MATERIAL.

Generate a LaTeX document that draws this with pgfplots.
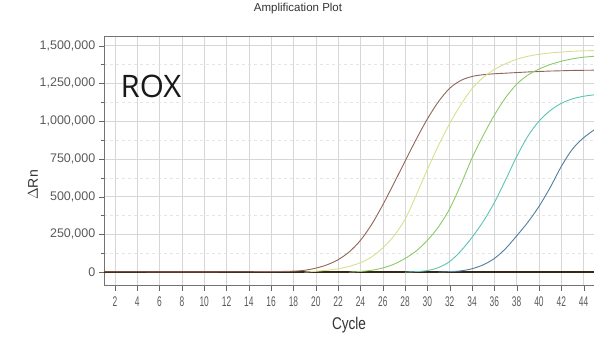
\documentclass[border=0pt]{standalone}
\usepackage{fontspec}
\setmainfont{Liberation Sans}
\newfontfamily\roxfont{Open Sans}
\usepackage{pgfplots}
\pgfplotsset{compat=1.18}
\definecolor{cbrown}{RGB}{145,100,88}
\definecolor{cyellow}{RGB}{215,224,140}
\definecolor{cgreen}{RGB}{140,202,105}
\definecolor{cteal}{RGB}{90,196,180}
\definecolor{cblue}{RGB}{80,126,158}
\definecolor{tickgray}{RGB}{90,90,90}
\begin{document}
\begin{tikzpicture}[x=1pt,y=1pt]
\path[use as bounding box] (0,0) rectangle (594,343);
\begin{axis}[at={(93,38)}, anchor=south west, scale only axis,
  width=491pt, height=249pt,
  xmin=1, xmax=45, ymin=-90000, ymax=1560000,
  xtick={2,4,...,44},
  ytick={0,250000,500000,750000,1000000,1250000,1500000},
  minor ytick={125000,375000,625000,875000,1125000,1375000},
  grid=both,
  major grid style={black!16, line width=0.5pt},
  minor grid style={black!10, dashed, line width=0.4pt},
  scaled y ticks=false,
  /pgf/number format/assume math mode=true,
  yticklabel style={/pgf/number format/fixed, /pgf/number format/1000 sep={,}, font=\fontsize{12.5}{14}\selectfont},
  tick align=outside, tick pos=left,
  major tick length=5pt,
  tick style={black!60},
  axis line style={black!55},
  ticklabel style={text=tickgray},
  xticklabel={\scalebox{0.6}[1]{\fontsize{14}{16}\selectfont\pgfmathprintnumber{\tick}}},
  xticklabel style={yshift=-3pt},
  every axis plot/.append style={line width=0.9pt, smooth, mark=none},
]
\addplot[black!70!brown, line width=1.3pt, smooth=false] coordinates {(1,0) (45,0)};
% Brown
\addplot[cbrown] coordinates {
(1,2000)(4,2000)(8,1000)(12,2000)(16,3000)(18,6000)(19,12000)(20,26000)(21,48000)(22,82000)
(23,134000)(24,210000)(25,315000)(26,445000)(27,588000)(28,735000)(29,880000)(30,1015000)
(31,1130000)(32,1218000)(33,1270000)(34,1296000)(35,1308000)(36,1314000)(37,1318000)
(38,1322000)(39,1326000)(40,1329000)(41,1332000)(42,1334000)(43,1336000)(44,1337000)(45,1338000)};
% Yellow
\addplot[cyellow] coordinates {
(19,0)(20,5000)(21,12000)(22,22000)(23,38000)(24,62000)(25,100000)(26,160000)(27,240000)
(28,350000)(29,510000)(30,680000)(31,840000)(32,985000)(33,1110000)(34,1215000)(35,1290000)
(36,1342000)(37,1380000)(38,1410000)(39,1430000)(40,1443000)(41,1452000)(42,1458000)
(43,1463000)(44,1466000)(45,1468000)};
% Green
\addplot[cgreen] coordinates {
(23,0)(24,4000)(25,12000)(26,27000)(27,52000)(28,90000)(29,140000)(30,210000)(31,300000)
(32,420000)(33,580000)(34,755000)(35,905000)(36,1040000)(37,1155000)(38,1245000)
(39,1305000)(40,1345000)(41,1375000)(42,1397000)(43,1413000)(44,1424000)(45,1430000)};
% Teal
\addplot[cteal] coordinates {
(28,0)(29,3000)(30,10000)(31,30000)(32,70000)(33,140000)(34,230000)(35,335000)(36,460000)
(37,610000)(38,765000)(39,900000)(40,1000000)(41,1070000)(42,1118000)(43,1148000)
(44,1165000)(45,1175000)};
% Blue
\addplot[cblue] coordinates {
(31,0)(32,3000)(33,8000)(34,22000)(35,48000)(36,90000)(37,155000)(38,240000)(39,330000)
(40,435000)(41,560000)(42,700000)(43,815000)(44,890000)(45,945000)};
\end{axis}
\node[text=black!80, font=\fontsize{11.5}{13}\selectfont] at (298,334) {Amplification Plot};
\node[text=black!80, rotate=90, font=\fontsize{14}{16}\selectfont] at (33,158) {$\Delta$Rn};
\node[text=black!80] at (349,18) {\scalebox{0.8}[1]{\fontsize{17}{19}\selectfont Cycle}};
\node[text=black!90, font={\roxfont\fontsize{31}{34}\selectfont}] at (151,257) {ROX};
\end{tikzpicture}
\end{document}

THE REQUEST. Reproduce each line exactly as it appears, omitting the pictures.

SOLUTION FOR THIS TASK.
Generate a LaTeX document that draws this with pgfplots.
\documentclass[border=0pt]{standalone}
\usepackage{fontspec}
\setmainfont{Liberation Sans}
\newfontfamily\roxfont{Open Sans}
\usepackage{pgfplots}
\pgfplotsset{compat=1.18}
\definecolor{cbrown}{RGB}{145,100,88}
\definecolor{cyellow}{RGB}{215,224,140}
\definecolor{cgreen}{RGB}{140,202,105}
\definecolor{cteal}{RGB}{90,196,180}
\definecolor{cblue}{RGB}{80,126,158}
\definecolor{tickgray}{RGB}{90,90,90}
\begin{document}
\begin{tikzpicture}[x=1pt,y=1pt]
\path[use as bounding box] (0,0) rectangle (594,343);
\begin{axis}[at={(93,38)}, anchor=south west, scale only axis,
  width=491pt, height=249pt,
  xmin=1, xmax=45, ymin=-90000, ymax=1560000,
  xtick={2,4,...,44},
  ytick={0,250000,500000,750000,1000000,1250000,1500000},
  minor ytick={125000,375000,625000,875000,1125000,1375000},
  grid=both,
  major grid style={black!16, line width=0.5pt},
  minor grid style={black!10, dashed, line width=0.4pt},
  scaled y ticks=false,
  /pgf/number format/assume math mode=true,
  yticklabel style={/pgf/number format/fixed, /pgf/number format/1000 sep={,}, font=\fontsize{12.5}{14}\selectfont},
  tick align=outside, tick pos=left,
  major tick length=5pt,
  tick style={black!60},
  axis line style={black!55},
  ticklabel style={text=tickgray},
  xticklabel={\scalebox{0.6}[1]{\fontsize{14}{16}\selectfont\pgfmathprintnumber{\tick}}},
  xticklabel style={yshift=-3pt},
  every axis plot/.append style={line width=0.9pt, smooth, mark=none},
]
\addplot[black!70!brown, line width=1.3pt, smooth=false] coordinates {(1,0) (45,0)};
% Brown
\addplot[cbrown] coordinates {
(1,2000)(4,2000)(8,1000)(12,2000)(16,3000)(18,6000)(19,12000)(20,26000)(21,48000)(22,82000)
(23,134000)(24,210000)(25,315000)(26,445000)(27,588000)(28,735000)(29,880000)(30,1015000)
(31,1130000)(32,1218000)(33,1270000)(34,1296000)(35,1308000)(36,1314000)(37,1318000)
(38,1322000)(39,1326000)(40,1329000)(41,1332000)(42,1334000)(43,1336000)(44,1337000)(45,1338000)};
% Yellow
\addplot[cyellow] coordinates {
(19,0)(20,5000)(21,12000)(22,22000)(23,38000)(24,62000)(25,100000)(26,160000)(27,240000)
(28,350000)(29,510000)(30,680000)(31,840000)(32,985000)(33,1110000)(34,1215000)(35,1290000)
(36,1342000)(37,1380000)(38,1410000)(39,1430000)(40,1443000)(41,1452000)(42,1458000)
(43,1463000)(44,1466000)(45,1468000)};
% Green
\addplot[cgreen] coordinates {
(23,0)(24,4000)(25,12000)(26,27000)(27,52000)(28,90000)(29,140000)(30,210000)(31,300000)
(32,420000)(33,580000)(34,755000)(35,905000)(36,1040000)(37,1155000)(38,1245000)
(39,1305000)(40,1345000)(41,1375000)(42,1397000)(43,1413000)(44,1424000)(45,1430000)};
% Teal
\addplot[cteal] coordinates {
(28,0)(29,3000)(30,10000)(31,30000)(32,70000)(33,140000)(34,230000)(35,335000)(36,460000)
(37,610000)(38,765000)(39,900000)(40,1000000)(41,1070000)(42,1118000)(43,1148000)
(44,1165000)(45,1175000)};
% Blue
\addplot[cblue] coordinates {
(31,0)(32,3000)(33,8000)(34,22000)(35,48000)(36,90000)(37,155000)(38,240000)(39,330000)
(40,435000)(41,560000)(42,700000)(43,815000)(44,890000)(45,945000)};
\end{axis}
\node[text=black!80, font=\fontsize{11.5}{13}\selectfont] at (298,334) {Amplification Plot};
\node[text=black!80, rotate=90, font=\fontsize{14}{16}\selectfont] at (33,158) {$\Delta$Rn};
\node[text=black!80] at (349,18) {\scalebox{0.8}[1]{\fontsize{17}{19}\selectfont Cycle}};
\node[text=black!90, font={\roxfont\fontsize{31}{34}\selectfont}] at (151,257) {ROX};
\end{tikzpicture}
\end{document}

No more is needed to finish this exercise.